The derivative along this line:
$\displaystyle f'(z)=-\frac{ie^{it}(e^{it}+1)\sqrt{2-e^{it}}}{2(2-e^{it})^{3}}$ for a new real variable $\displaystyle t$.
I'm trying to find when the real and/or imaginary parts equal zero.
$\displaystyle \Re\{f'\}=0$
$\displaystyle \Im\{f'\}=0$
Is there any other way to solve these equations without splitting $\displaystyle f'$ into $\displaystyle x'$ and $\displaystyle iy'$ just because it is so messy and long? I know one method of removing the imaginary terms from the bottom by multiplying top and bottom by $\displaystyle (\frac{1}{2}-e^{it})^3$, factoring $\displaystyle e^{3it}$ out of the denominator, and multiplying numerator and denominator by $\displaystyle \frac{1}{e^{3it}}$ resulting in a denominator of $\displaystyle 4\cos t-5$. It's still messy with a numerator of $\displaystyle -\frac{i}{e^{2it}}(e^{it}+1)(\frac{1}{2}-e^{it})^3\sqrt{2-e^{it}}$ but now, algebraically, the worst part is $\displaystyle \sqrt{2-e^{it}}$. I'd appreciate any suggestions.

The only thing I can think of is this:
$\displaystyle \sqrt{2 - e^{it}} = \sqrt{2 - cos(t) - i~sin(t)} = \sqrt{2}\sqrt{1 - \frac{1}{2}cos(t) - \frac{i}{2}sin(t)}$$\displaystyle = \sqrt{2} \left ( 1 - \frac{1}{2}cos(t) - \frac{i}{2}sin(t) \right )^{1/2}$

And then apply
$\displaystyle (cos(\theta) + i~sin(\theta))^n = cos(n\theta) + i~sin(n \theta)$

But it's still going to be pretty messy.

-Dan
• Oct 19th 2007, 08:37 AM
CaptainBlack
Quote:

Originally Posted by saywhat
I've posted before about my fractal project, and this is something else that is related. The function:
$\displaystyle f(z)=\frac{1-z}{(2-z)^{\frac{3}{2}}}$ where $\displaystyle |z|=1$.
The derivative along this line:
$\displaystyle f'(z)=-\frac{ie^{it}(e^{it}+1)\sqrt{2-e^{it}}}{2(2-e^{it})^{3}}$ for a new real variable $\displaystyle t$.
I'm trying to find when the real and/or imaginary parts equal zero.
$\displaystyle \Re\{f'\}=0$
$\displaystyle \Im\{f'\}=0$
Is there any other way to solve these equations without splitting $\displaystyle f'$ into $\displaystyle x'$ and $\displaystyle iy'$ just because it is so messy and long? I know one method of removing the imaginary terms from the bottom by multiplying top and bottom by $\displaystyle (\frac{1}{2}-e^{it})^3$, factoring $\displaystyle e^{3it}$ out of the denominator, and multiplying numerator and denominator by $\displaystyle \frac{1}{e^{3it}}$ resulting in a denominator of $\displaystyle 4\cos t-5$. It's still messy with a numerator of $\displaystyle -\frac{i}{e^{2it}}(e^{it}+1)(\frac{1}{2}-e^{it})^3\sqrt{2-e^{it}}$ but now, algebraically, the worst part is $\displaystyle \sqrt{2-e^{it}}$. I'd appreciate any suggestions.

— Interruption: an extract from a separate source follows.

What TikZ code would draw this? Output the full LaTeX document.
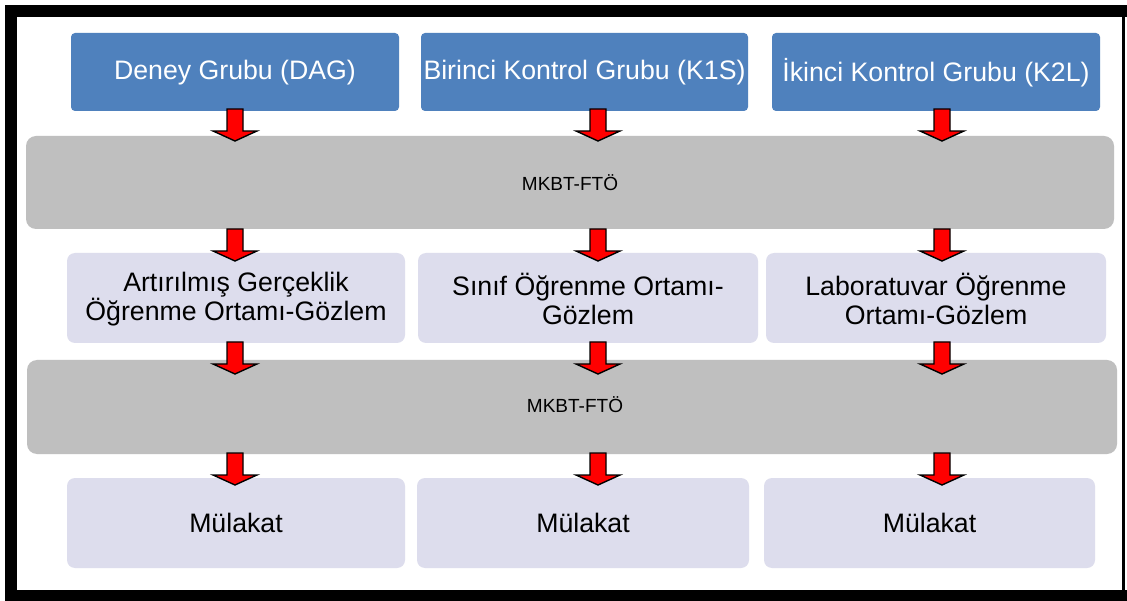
\documentclass[tikz,border=0pt]{standalone}
\usepackage{fontspec}
\setmainfont{Liberation Sans}
\definecolor{groupblue}{RGB}{79,129,189}
\definecolor{stepgray}{RGB}{191,191,191}
\definecolor{lavender}{RGB}{221,221,237}
\tikzset{
  group/.style={fill=groupblue, rounded corners=4pt, text=white, align=center,
    font=\fontsize{26.7}{29}\selectfont, inner sep=0pt},
  band/.style={fill=stepgray, rounded corners=10pt, align=center,
    font=\fontsize{19}{23}\selectfont, inner sep=0pt},
  phase/.style={fill=lavender, rounded corners=8pt, align=center,
    font=\fontsize{26.7}{29}\selectfont, inner sep=0pt},
  downarr/.pic={
    \draw[fill=red, line width=1.4pt, line join=miter]
      (-8,0) -- (8,0) -- (8,22) -- (22,22) -- (0,32) -- (-22,22) -- (-8,22) -- cycle;
  }
}
\begin{document}
\begin{tikzpicture}[x=1pt,y=-1pt]
  % page and frame
  \fill[white] (0,0) rectangle (1127,601);
  \fill[black] (5,5) rectangle (1127,601);
  \fill[white] (17,17) rectangle (1122,590);
  \fill[white] (1124.5,17) rectangle (1127,590);
  \useasboundingbox (0,0) rectangle (1127,601);

  % group boxes
  \path[group] (71,33) rectangle (399,111) node[midway, yshift=-1pt] (g1) {Deney Grubu (DAG)};
  \path[group] (421,33) rectangle (748,111) node[midway, yshift=-1pt] (g2) {Birinci Kontrol Grubu (K1S)};
  \path[group] (772,33) rectangle (1100,111) node[midway, yshift=-1pt] (g3) {İkinci Kontrol Grubu (K2L)};

  % first test band
  \path[band] (26,136) rectangle (1114,229) node[midway] (t1) {MKBT-FTÖ};

  % learning environments
  \path[phase] (67,253) rectangle (405,343) node[midway, yshift=-1pt] (p1) {Artırılmış Gerçeklik\\Öğrenme Ortamı-Gözlem};
  \path[phase] (418,253) rectangle (758,343) node[midway, yshift=-1pt] (p2) {Sınıf Öğrenme Ortamı-\\Gözlem};
  \path[phase] (766,253) rectangle (1106,343) node[midway, yshift=-1pt] (p3) {Laboratuvar Öğrenme\\Ortamı-Gözlem};

  % second test band
  \path[band] (27,360) rectangle (1117,454) node[midway, xshift=3pt, yshift=2pt] (t2) {MKBT-FTÖ};

  % interviews
  \path[phase] (67,478) rectangle (405,568) node[midway] (m1) {Mülakat};
  \path[phase] (417,478) rectangle (749,568) node[midway] (m2) {Mülakat};
  \path[phase] (764,478) rectangle (1095,568) node[midway] (m3) {Mülakat};

  % block arrows between the rows
  \foreach \cx in {235,598,942} {
    \foreach \ty in {109,229,342,453} {
      \pic at (\cx,\ty) {downarr};
    }
  }
\end{tikzpicture}
\end{document}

As when $\displaystyle e^{it}$ goes to $\displaystyle 2$, $\displaystyle \left| f'(z)|_{z=t} \right|$ goes to $\displaystyle \infty$, we know that this
des not correspond to a root, so we can can multiply through by
$\displaystyle 2(2-e^{it})^{2.5}$ to get for a root $\displaystyle t$:

$\displaystyle ie^{it}(e^{it}+1)=0$

so we need: $\displaystyle e^{it}=-1$, or $\displaystyle t=\pi$ (single value as t is parameterizing the unit circle).

RonL
• Oct 19th 2007, 02:59 PM
saywhat
To Dan, thanks. I have gotten thus far before in other equations and have used a formula to separate into x and y, but it is so large and not worth it.
To RonL, I should have specified, I'm looking for the intercept of the real axis and the intercept of the imaginary axis. That point is the cusp of the curve $\displaystyle f(z)$. Thanks anyway.

I stumbled upon the identity
$\displaystyle \Im \{z\}=\frac{z-\bar z}{2}$
and because $\displaystyle f'(t)$ is periodic
$\displaystyle \overline{f'(t)}=-f'(-t)$
leading to $\displaystyle \Im \{f'(t)\}=\frac{f'(t)+f'(-t)}{2}=0$ and thus I need to solve $\displaystyle f'(t)=-f'(-t)$, which hopefully won't call for me to find x and y.
The other equation $\displaystyle \Re \{f'\}=0$ can also be done in the same manor. I'll tell you how this goes and thanks again.

Oh and a note, I substituted $\displaystyle z=e^{it}$. I should have said that in the original post.